The Costs of Connection: How Data Is Colonizing Human Life and Appropriating It for Capitalism
If we follow the theoretical definition of data colonialism, we can recognize it as the consequence of data extraction from the Western user of technological platforms within a dispositif of control. If, however, we take the phrase “data colonialism” more literally, we can connect it with the use of contemporary technologies for the actual surveillance and killing of colonized subjects. It is crucial here to emphasize two things: that there is a fundamental difference between these two definitions, and that the Orwellian fears often associated by certain Western critics with the first definition are already the reality of the second.
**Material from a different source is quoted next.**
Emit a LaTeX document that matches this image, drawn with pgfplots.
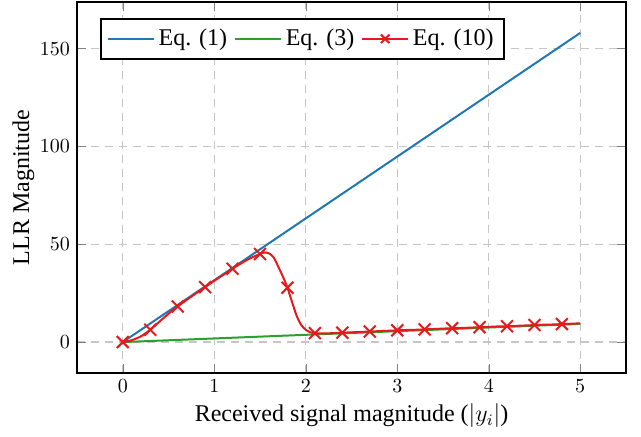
\documentclass[border=0pt]{standalone}
\usepackage{fontspec}
\setmainfont{Liberation Serif}
\usepackage{pgfplots}
\pgfplotsset{compat=1.18}
\definecolor{cblue}{RGB}{31,119,180}
\definecolor{cgreen}{RGB}{44,160,44}
\definecolor{cred}{RGB}{228,26,28}

\begin{document}
\begin{tikzpicture}
\begin{axis}[
  width=274.5pt,height=185.5pt,scale only axis,
  enlargelimits=0.1,
  xtick={0,1,2,3,4,5},
  ytick={0,50,100,150},
  grid=major,
  major grid style={dash pattern=on 4pt off 3pt,gray!45,line width=0.6pt},
  axis line style={line width=1pt},
  xlabel={Received signal magnitude ($|y_i|$)},
  ylabel={LLR Magnitude},
  label style={font=\fontsize{12}{14}\selectfont},
  tick label style={font=\normalsize},
  xlabel style={yshift=1.5pt},
  ylabel style={yshift=-4pt},
  legend columns=3,
  legend image code/.code={\draw[#1,mark indices={2},mark size=3pt]
    plot coordinates {(0cm,0cm) (0.4cm,0cm) (0.8cm,0cm)};},
  legend style={at={(0.042,0.957)},anchor=north west,line width=1pt,
    font=\fontsize{12}{14}\selectfont,inner xsep=3pt,inner ysep=3pt,
    /tikz/every even column/.append style={column sep=1.5pt}},
  legend cell align=left]
\addplot[cblue,line width=1pt] coordinates {(0,0) (5,158)};
\addlegendentry{Eq. (1)}
\addplot[cgreen,line width=1pt] coordinates {(0,0) (5,9.3)};
\addlegendentry{Eq. (3)}
\addplot[cred,line width=1pt,smooth,mark=x,mark size=4.2pt,
  mark options={line width=1pt},
  mark indices={1,4,7,10,13,16,22,28,31,34,37,40,43,46,49,52,55}] coordinates {
  (0,0) (0.1,1.0) (0.2,3.0) (0.3,6.3) (0.4,10.4) (0.5,14.5) (0.6,18.2)
  (0.7,21.6) (0.8,24.9) (0.9,28.1) (1.0,31.3) (1.1,34.4) (1.2,37.5)
  (1.3,40.4) (1.4,43.0) (1.5,45.0) (1.55,45.8) (1.6,45.3) (1.65,43.2)
  (1.7,38.5) (1.75,33.5) (1.8,27.8) (1.85,20.5) (1.9,13.5) (1.95,8.8)
  (2.0,6.3) (2.05,5.0) (2.1,4.6) (2.2,4.4) (2.3,4.6) (2.4,4.8) (2.5,5.0)
  (2.6,5.2) (2.7,5.4) (2.8,5.6) (2.9,5.8) (3.0,6.0) (3.1,6.2) (3.2,6.3)
  (3.3,6.5) (3.4,6.7) (3.5,6.9) (3.6,7.1) (3.7,7.2) (3.8,7.4) (3.9,7.6)
  (4.0,7.8) (4.1,8.0) (4.2,8.1) (4.3,8.3) (4.4,8.5) (4.5,8.7) (4.6,8.9)
  (4.7,9.0) (4.8,9.2) (4.9,9.4) (5.0,9.6)};
\addlegendentry{Eq. (10)}
\end{axis}
\path ([shift={(-38.5pt,-31.5pt)}]current axis.south west)
      ([shift={(7.5pt,1pt)}]current axis.north east);
\end{tikzpicture}
\end{document}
(Neja Berger, from the afterword)
The TRANSformacije Collection, vol. 52
Authors: Nick Couldry, Ulises A. Mejias
Editor: Aleš Mendiževec
Translation: Blaž Kavšek
Design and layout: Ajdin Bašić and Špela Razpotnik
Publisher: Maska Ljubljana
Excerpt from the book
In the hollowed-out social world of data colonialism, data practices impose on everyday life the demand to submit to surveillance, coupling the sphere of selfhood with the network of data extraction, a network scarcely regulated by legislation, and in doing so, intruding upon the minimal space of the self. The extractive social relations on which data colonialism is founded dictate a fundamental form of dispossession. A life that is under constant surveillance is a dispossessed life, one whose space is continually intruded upon and subordinated to extraction by an external power.
About the Authors
Nick Couldry is a sociologist and teaches media, communication, and social theory at the London School of Economics. His work explores media from the perspective of symbolic power, historically condensed in media institutions. In addition to The Costs of Connection, he has published numerous other influential books, including Media: Why It Matters, The Mediated Construction of Reality (co-authored with Andreas Hepp), and Data Grab: The New Colonialism of Big Tech and How to Fight It (co-authored with Ulises A. Mejias).
Ulises A. Mejias teaches Communication Studies at SUNY Oswego in New York and is co-founder of the Non-Aligned Technologies Movement, an association for the communal use of digital technologies, as well as the decolonial activist network Tierra Común. His work engages with data colonialism, philosophy of technology, the sociology of data, and the political economy of digital media.